Species of bacterium

Acinetobacter lwoffii, formerly known as Mima polymorpha or Acinetobacter calcoaceticus var. lwoffii, is a non-fermentative Gram-negative bacillus bacterium that is a member of the genus Acinetobacter. It is considered as normal skin flora and can also inhabit the human oropharynx and perineum of up to 25% of the population. In addition to that, it can cause infections in human hosts, particularly catheter-associated infections in immunocompromised patients. It has also been associated with at least one case of gastroenteritis. Due to its ability to survive dry conditions, low pH, and a wide range of temperatures, A. lwoffii, along with A. johnsonii, has been found in frozen food, bacon, eggs, pasteurized milk, and fish. It is also resistant to many disinfectants, irradiation, and desiccation. There are also many environmental A. lwoffii strains originating for instance from a permafrost or former gold mine.

Acinetobacter lwoffii has been reported as a pathogen in animals and humans and the presence of multidrug resistance in this species is of concern.

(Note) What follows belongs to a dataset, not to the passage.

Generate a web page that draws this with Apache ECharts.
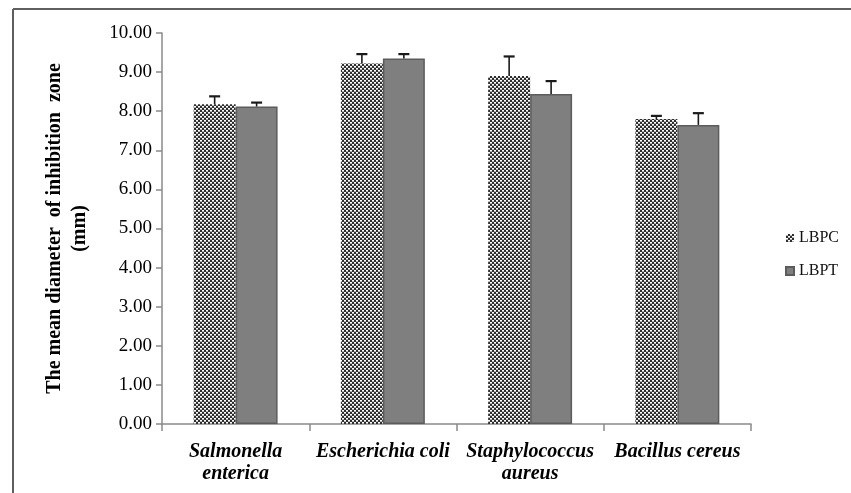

A. lwoffii has been identified as a cause of neonatal sepsis, with isolates showing multidrug resistance but remaining sensitive to some antibiotics such as imipenem, cotrimoxazole, and ciprofloxacin. Multidrug-resistant strains of A. lwoffii have been found in dairy cattle with mastitis in China, raising concerns about its role in livestock infections and possible risks for food safety and transmission to humans A. lwoffii has been reported as a pathogen in Schizothorax fish in China, causing organ damage and showing resistance to several antibiotics. More than 80% of isolates contain multiple plasmids, which contribute to antibiotic resistance, improving its ability to persist in diverse environments. Inhaling A. lwoffii has been shown to reduce asthma development in mice by changing lung immune cell activity and reducing type-2 responses.